### Given request
Go through the entries below and collect each line with the string "Write" in it.

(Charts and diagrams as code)
====

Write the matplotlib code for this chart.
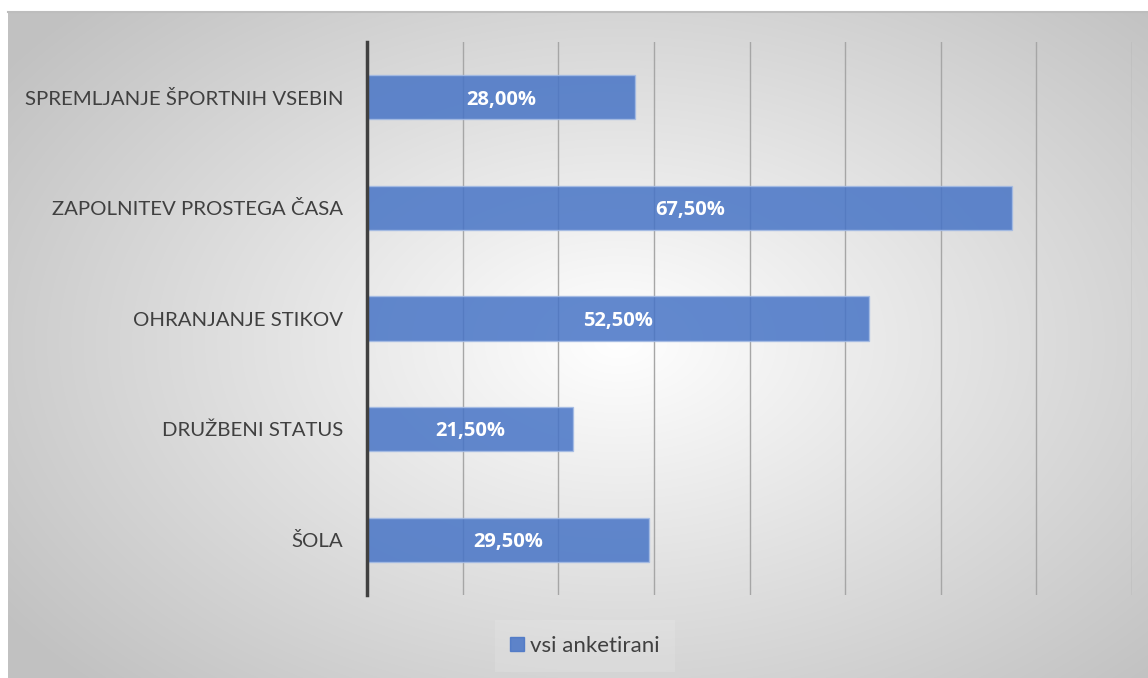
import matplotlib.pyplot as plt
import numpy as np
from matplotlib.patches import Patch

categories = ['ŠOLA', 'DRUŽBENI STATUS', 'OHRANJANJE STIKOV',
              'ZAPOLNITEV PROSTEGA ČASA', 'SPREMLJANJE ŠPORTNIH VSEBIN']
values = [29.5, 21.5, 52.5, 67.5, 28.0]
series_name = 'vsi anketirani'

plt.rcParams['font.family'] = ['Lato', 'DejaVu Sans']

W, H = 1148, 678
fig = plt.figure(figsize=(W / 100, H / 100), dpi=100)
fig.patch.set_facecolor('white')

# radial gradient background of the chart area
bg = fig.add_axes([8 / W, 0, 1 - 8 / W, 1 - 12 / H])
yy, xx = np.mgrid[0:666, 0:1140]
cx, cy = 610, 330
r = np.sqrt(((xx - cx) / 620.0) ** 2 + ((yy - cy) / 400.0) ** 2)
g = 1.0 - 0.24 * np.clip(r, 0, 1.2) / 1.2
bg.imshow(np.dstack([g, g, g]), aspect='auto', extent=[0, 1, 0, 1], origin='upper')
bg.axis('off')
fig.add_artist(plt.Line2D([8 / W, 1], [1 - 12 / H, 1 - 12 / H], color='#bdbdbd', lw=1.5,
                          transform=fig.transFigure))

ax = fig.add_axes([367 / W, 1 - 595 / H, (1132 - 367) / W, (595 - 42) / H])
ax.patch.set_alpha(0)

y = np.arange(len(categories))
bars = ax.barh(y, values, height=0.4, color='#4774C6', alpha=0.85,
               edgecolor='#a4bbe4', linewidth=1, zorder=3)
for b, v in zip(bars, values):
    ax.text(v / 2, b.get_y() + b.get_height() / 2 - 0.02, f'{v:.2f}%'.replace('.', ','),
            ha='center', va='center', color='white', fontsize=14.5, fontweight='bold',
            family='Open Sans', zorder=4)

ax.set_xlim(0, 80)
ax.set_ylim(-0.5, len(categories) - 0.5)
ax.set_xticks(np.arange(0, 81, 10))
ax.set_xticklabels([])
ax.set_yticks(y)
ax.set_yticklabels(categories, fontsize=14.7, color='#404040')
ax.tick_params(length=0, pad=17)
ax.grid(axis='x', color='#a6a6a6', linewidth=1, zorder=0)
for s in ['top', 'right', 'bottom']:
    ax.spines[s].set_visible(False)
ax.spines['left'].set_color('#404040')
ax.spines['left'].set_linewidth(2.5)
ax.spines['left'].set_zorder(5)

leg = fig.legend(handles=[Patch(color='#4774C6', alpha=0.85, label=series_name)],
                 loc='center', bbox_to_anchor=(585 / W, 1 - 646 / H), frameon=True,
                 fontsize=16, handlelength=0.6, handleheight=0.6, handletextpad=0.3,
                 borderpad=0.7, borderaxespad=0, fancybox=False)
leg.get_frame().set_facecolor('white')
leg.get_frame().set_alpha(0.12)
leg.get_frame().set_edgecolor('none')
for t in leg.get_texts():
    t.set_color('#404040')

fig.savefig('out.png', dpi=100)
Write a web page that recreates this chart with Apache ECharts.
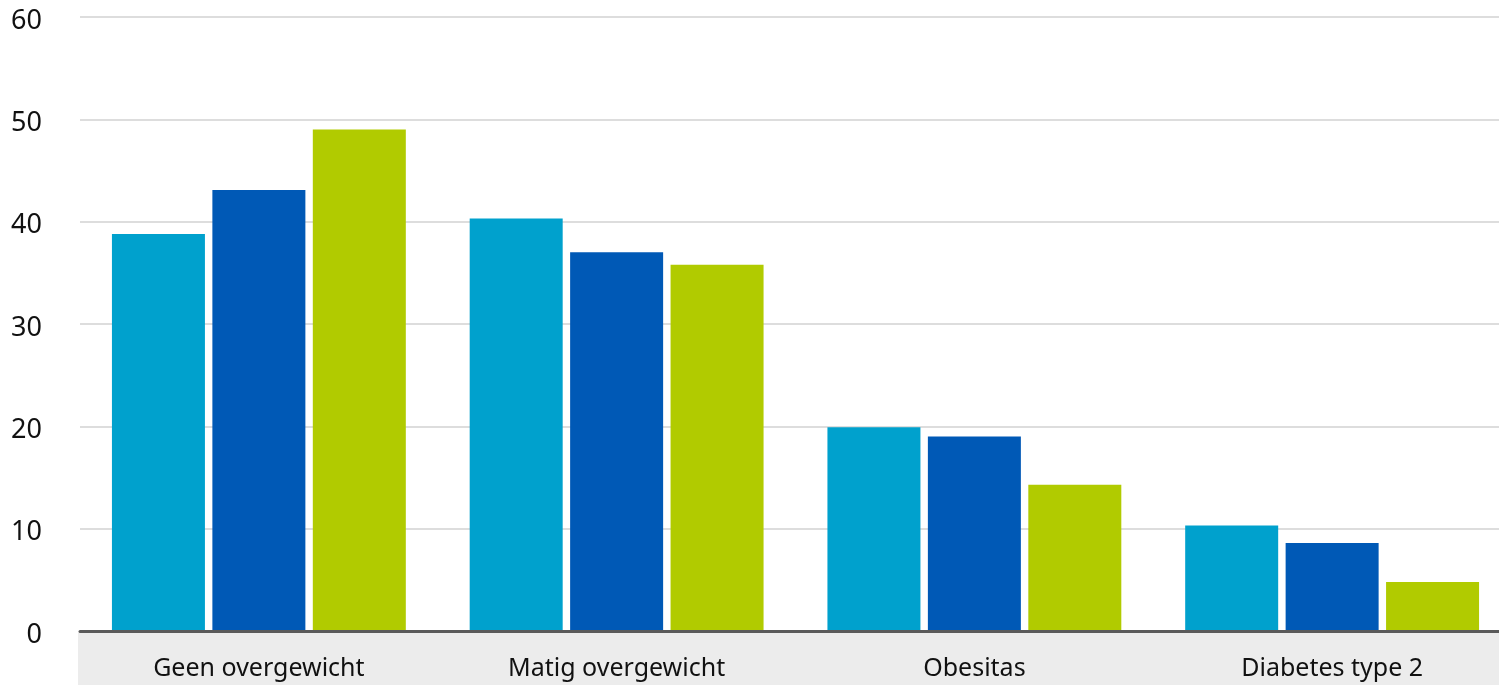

====

### Exercise output
Write the matplotlib code for this chart.
Write a web page that recreates this chart with Apache ECharts.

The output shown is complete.